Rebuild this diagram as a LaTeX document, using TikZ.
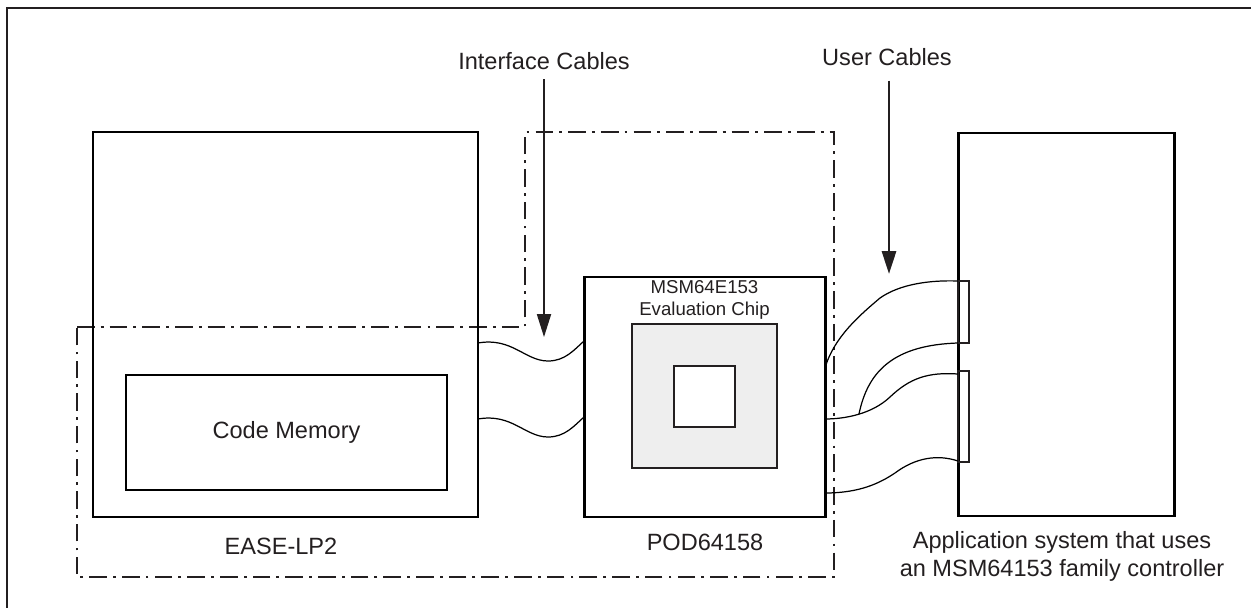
\documentclass[tikz,border=0pt]{standalone}
\usepackage{fontspec}
\setmainfont{Liberation Sans}
\usetikzlibrary{arrows.meta,fit}
\definecolor{ink}{HTML}{231F20}
\definecolor{chipgray}{HTML}{EEEEEE}
\tikzset{
  box/.style={draw=black, line width=1.7pt, inner sep=0pt},
  thinbox/.style={draw=ink, line width=0.8pt, inner sep=0pt},
  dashdot/.style={draw=ink, line width=1.5pt, dash pattern=on 10pt off 3.5pt on 1.6pt off 3.5pt},
  cable/.style={draw=black, line width=0.7pt},
  lbl/.style={text=ink, font=\fontsize{13.4}{16}\selectfont, inner sep=0pt, align=center},
  pointer/.style={draw=ink, -{Triangle[length=13pt,width=8pt]}},
}
\begin{document}
\begin{tikzpicture}[x=0.02cm, y=-0.02cm]
\useasboundingbox (0,0) rectangle (1251,608);
% frame (top and left edges only)
\draw[draw=ink, line width=1.4pt] (7,608) -- (7,8) -- (1251,8);
% dash-dot region
\draw[dashdot] (77,327) -- (525,327) -- (525,132) -- (834,132) -- (834,577) -- (77,577) -- cycle;
% boxes
\node[box, fit={(93,132)(478,517)}] (ease) {};
\node[box, fit={(126,375)(447,490)}] (mem) {};
\node[lbl] at (mem.center) {Code Memory};
\node[box, fit={(584,277)(825,517)}] (pod) {};
\node[thinbox, fill=chipgray, fit={(632,324)(777,468)}] (chip) {};
\node[thinbox, fill=white, fit={(674,366)(735,427)}] (die) {};
\node[text=ink, font=\fontsize{10.6}{12.8}\selectfont, align=center, inner sep=0pt] (chiplbl) at (704.5,300) {MSM64E153\\Evaluation Chip};
\node[box, fit={(958,133)(1174,516)}] (app) {};
\node[thinbox, fit={(958,281)(969,343)}] (conA) {};
\node[thinbox, fit={(958,371)(969,462)}] (conB) {};
% labels
\node[lbl] (easelbl) at (281,546) {EASE-LP2};
\node[lbl] (podlbl) at (705,542) {POD64158};
\node[lbl] (applbl) at (1062,556) {Application system that uses\\an MSM64153 family controller};
\node[lbl, anchor=base, inner ysep=5pt] (iflbl) at (544,70) {Interface Cables};
\node[lbl, anchor=base, inner ysep=8pt] (uclbl) at (887,66) {User Cables};
% pointer arrows
\coordinate (ifTip) at (544,337);
\coordinate (ucTip) at (889,274);
\draw[pointer, line width=0.9pt] (iflbl.south) -- (ifTip);
\draw[pointer, line width=1.5pt] (uclbl.south -| ucTip) -- (ucTip);
% interface cables
\coordinate (i1a) at (478,343); \coordinate (i1b) at (584,341);
\coordinate (i2a) at (478,419); \coordinate (i2b) at (584,417);
\draw[cable] (i1a) .. controls (512,337) and (525,361) .. (548,361) .. controls (565,361) and (574,350) .. (i1b);
\draw[cable] (i2a) .. controls (512,413) and (525,437) .. (548,437) .. controls (565,437) and (574,426) .. (i2b);
% user cables
\coordinate (uA) at (825,368); \coordinate (uAe) at (958,281);
\coordinate (uB) at (859,414); \coordinate (uBe) at (958,343);
\coordinate (uC) at (825,419); \coordinate (uCe) at (958,374);
\coordinate (uD) at (825,493); \coordinate (uDe) at (958,461);
\draw[cable] (uA) .. controls (834,337) and (860,315) .. (880,298) .. controls (900,284) and (930,280) .. (uAe);
\draw[cable] (uB) .. controls (868,370) and (895,345) .. (uBe);
\draw[cable] (uC) .. controls (845,419) and (872,414) .. (890,397) .. controls (910,378) and (928,372) .. (uCe);
\draw[cable] (uD) .. controls (860,493) and (880,483) .. (895,473) .. controls (915,458) and (937,454) .. (uDe);
\end{tikzpicture}
\end{document}
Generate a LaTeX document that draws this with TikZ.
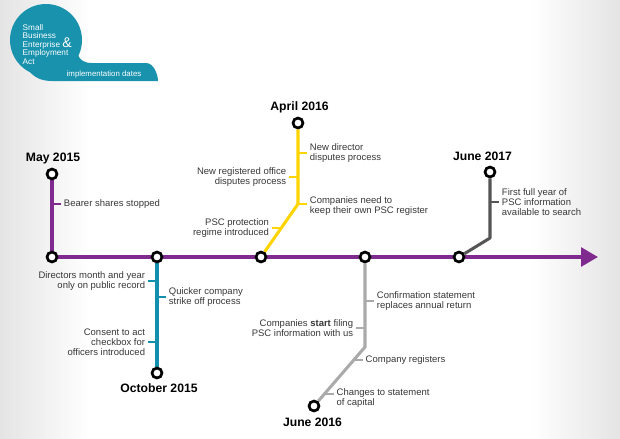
\documentclass[tikz,border=0pt]{standalone}
\usepackage{fontspec}
\setmainfont{Liberation Sans}
\usetikzlibrary{arrows.meta,positioning,calc}

\definecolor{chpurple}{RGB}{126,42,143}
\definecolor{chteal}{RGB}{24,146,173}
\definecolor{chblue}{RGB}{18,143,172}
\definecolor{chyellow}{RGB}{255,212,0}
\definecolor{chgrey}{RGB}{170,170,170}
\definecolor{chdark}{RGB}{85,85,85}
\definecolor{chtext}{RGB}{55,55,55}
\definecolor{vigedge}{RGB}{228,228,228}

\pgfdeclarelayer{background}
\pgfsetlayers{background,main}

\begin{document}
\begin{tikzpicture}[x=0.03cm,y=-0.03cm,
                main node/.style={circle,draw=black,fill=white,line width=2.3pt,minimum size=8.5pt,inner sep=0pt},
                date label/.style={font=\fontsize{10.4}{12}\selectfont\bfseries,anchor=base,inner sep=0pt},
                event/.style={font=\fontsize{8.1}{8.5}\selectfont,text=chtext,inner sep=0pt},
                event right/.style={event,align=left,right=10pt of #1},
                event left/.style={event,align=right,left=10pt of #1},
                main line/.style={draw=chpurple,line width=3pt},
                branch/.style={line width=2.6pt,line join=round},
                tick/.style={line width=1.7pt,shorten >=2.5pt}]
                \useasboundingbox (0,0) rectangle (620,438);

                % header
                \fill[chteal] (46,40) circle (36);
                \fill[chteal] (30,72) .. controls (36,79) and (44,81) .. (52,81) -- (158,81)
                  .. controls (158,75) and (154,63) .. (146,63) -- (92,63)
                  .. controls (84,63) and (80,60) .. (78,55) -- (50,50) -- cycle;
                \node[anchor=north west,align=left,inner sep=0pt,text=white,font=\fontsize{7}{7.25}\selectfont]
                  (title) at (22.5,24) {Small\\Business\\Enterprise \smash{\fontsize{12}{12}\selectfont\&}\\Employment\\Act};
                \node[anchor=west,inner sep=0pt,text=white,font=\fontsize{6.7}{8}\selectfont]
                  (subtitle) at (66.5,74) {implementation dates};

                % stops on the main line and branch ends
                \node[main node] (m1) at (52,257) {};
                \node[main node] (m2) at (157,257) {};
                \node[main node] (m3) at (261,257) {};
                \node[main node] (m4) at (365,257) {};
                \node[main node] (m5) at (459,257) {};
                \node[main node] (e1) at (52,174) {};
                \node[main node] (e2) at (157,373) {};
                \node[main node] (e3) at (298,123) {};
                \node[main node] (e4) at (314,406) {};
                \node[main node] (e5) at (490,172) {};
                \coordinate (tip) at (598,257);
                \coordinate (b3) at (298,204);
                \coordinate (b4) at (365,347);
                \coordinate (b5) at (490,238);

                \node[date label] (l1) at (53,161.5) {May 2015};
                \node[date label] (l2) at (159,392.5) {October 2015};
                \node[date label] (l3) at (299.5,110.5) {April 2016};
                \node[date label] (l4) at (312.5,426.5) {June 2016};
                \node[date label] (l5) at (482.5,160) {June 2017};

                % tick points
                \coordinate (t1) at (52,204);
                \coordinate (t2) at (157,281);
                \coordinate (t3) at (157,297);
                \coordinate (t4) at (157,342);
                \coordinate (t5) at (298,153);
                \coordinate (t6) at (298,177);
                \coordinate (t8) at ($(m3)!0.54!(b3)$);
                \coordinate (t9) at (365,301);
                \coordinate (t10) at (365,328);
                \coordinate (t11) at ($(b4)!0.22!(e4)$);
                \coordinate (t12) at ($(b4)!0.79!(e4)$);
                \coordinate (t13) at (490,202);

                \node[event right=t1] (n1) {Bearer shares stopped};
                \node[event left=t2] (n2) {Directors month and year\\only on public record};
                \node[event right=t3] (n3) {Quicker company\\strike off process};
                \node[event left=t4] (n4) {Consent to act\\checkbox for\\officers introduced};
                \node[event right=t5] (n5) {New director\\disputes process};
                \node[event left=t6] (n6) {New registered office\\disputes process};
                \node[event right=b3,yshift=-2pt] (n7) {Companies need to\\keep their own PSC register};
                \node[event left=t8] (n8) {PSC protection\\regime introduced};
                \node[event right=t9] (n9) {Confirmation statement\\replaces annual return};
                \node[event left=t10] (n10) {Companies \textbf{start} filing\\PSC information with us};
                \node[event right=t11] (n11) {Company registers};
                \node[event right=t12,yshift=-4pt] (n12) {Changes to statement\\of capital};
                \node[event right=t13] (n13) {First full year of\\PSC information\\available to search};

                \begin{pgfonlayer}{background}
                \shade[left color=vigedge,right color=white] (0,0) rectangle (90,438);
                \shade[left color=white,right color=vigedge] (530,0) rectangle (620,438);

                \path[main line]
                (m1) edge (m2)
                (m2) edge (m3)
                (m3) edge (m4)
                (m4) edge (m5);
                \draw[main line,-{Triangle[length=14.5pt,width=16pt]}] (m5) -- (tip);

                \draw[branch,draw=chpurple] (m1) -- (e1);
                \draw[branch,draw=chblue] (m2) -- (e2);
                \draw[branch,draw=chyellow] (m3) -- (b3) -- (e3);
                \draw[branch,draw=chgrey] (m4) -- (b4) -- (e4);
                \draw[branch,draw=chdark] (m5) -- (b5) -- (e5);

                \draw[tick,chpurple] (t1) -- (t1 -| n1.west);
                \draw[tick,chblue] (t2) -- (t2 -| n2.east);
                \draw[tick,chblue] (t3) -- (t3 -| n3.west);
                \draw[tick,chblue] (t4) -- (t4 -| n4.east);
                \draw[tick,chyellow] (t5) -- (t5 -| n5.west);
                \draw[tick,chyellow] (t6) -- (t6 -| n6.east);
                \draw[tick,chyellow] (b3) -- (b3 -| n7.west);
                \draw[tick,chyellow] (t8) -- (t8 -| n8.east);
                \draw[tick,chgrey] (t9) -- (t9 -| n9.west);
                \draw[tick,chgrey] (t10) -- (t10 -| n10.east);
                \draw[tick,chgrey] (t11) -- (t11 -| n11.west);
                \draw[tick,chgrey] (t12) -- (t12 -| n12.west);
                \draw[tick,chdark] (t13) -- (t13 -| n13.west);
                \end{pgfonlayer}
\end{tikzpicture}
\end{document}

* * *

Pictures excluded, retype exactly the lines running from the one with "Generate a LaTeX" through the one with "(0,0) rectangle (620,438);". Include both end lines and nothing more.

--- Full answer ---
Generate a LaTeX document that draws this with TikZ.
\documentclass[tikz,border=0pt]{standalone}
\usepackage{fontspec}
\setmainfont{Liberation Sans}
\usetikzlibrary{arrows.meta,positioning,calc}

\definecolor{chpurple}{RGB}{126,42,143}
\definecolor{chteal}{RGB}{24,146,173}
\definecolor{chblue}{RGB}{18,143,172}
\definecolor{chyellow}{RGB}{255,212,0}
\definecolor{chgrey}{RGB}{170,170,170}
\definecolor{chdark}{RGB}{85,85,85}
\definecolor{chtext}{RGB}{55,55,55}
\definecolor{vigedge}{RGB}{228,228,228}

\pgfdeclarelayer{background}
\pgfsetlayers{background,main}

\begin{document}
\begin{tikzpicture}[x=0.03cm,y=-0.03cm,
                main node/.style={circle,draw=black,fill=white,line width=2.3pt,minimum size=8.5pt,inner sep=0pt},
                date label/.style={font=\fontsize{10.4}{12}\selectfont\bfseries,anchor=base,inner sep=0pt},
                event/.style={font=\fontsize{8.1}{8.5}\selectfont,text=chtext,inner sep=0pt},
                event right/.style={event,align=left,right=10pt of #1},
                event left/.style={event,align=right,left=10pt of #1},
                main line/.style={draw=chpurple,line width=3pt},
                branch/.style={line width=2.6pt,line join=round},
                tick/.style={line width=1.7pt,shorten >=2.5pt}]
                \useasboundingbox (0,0) rectangle (620,438);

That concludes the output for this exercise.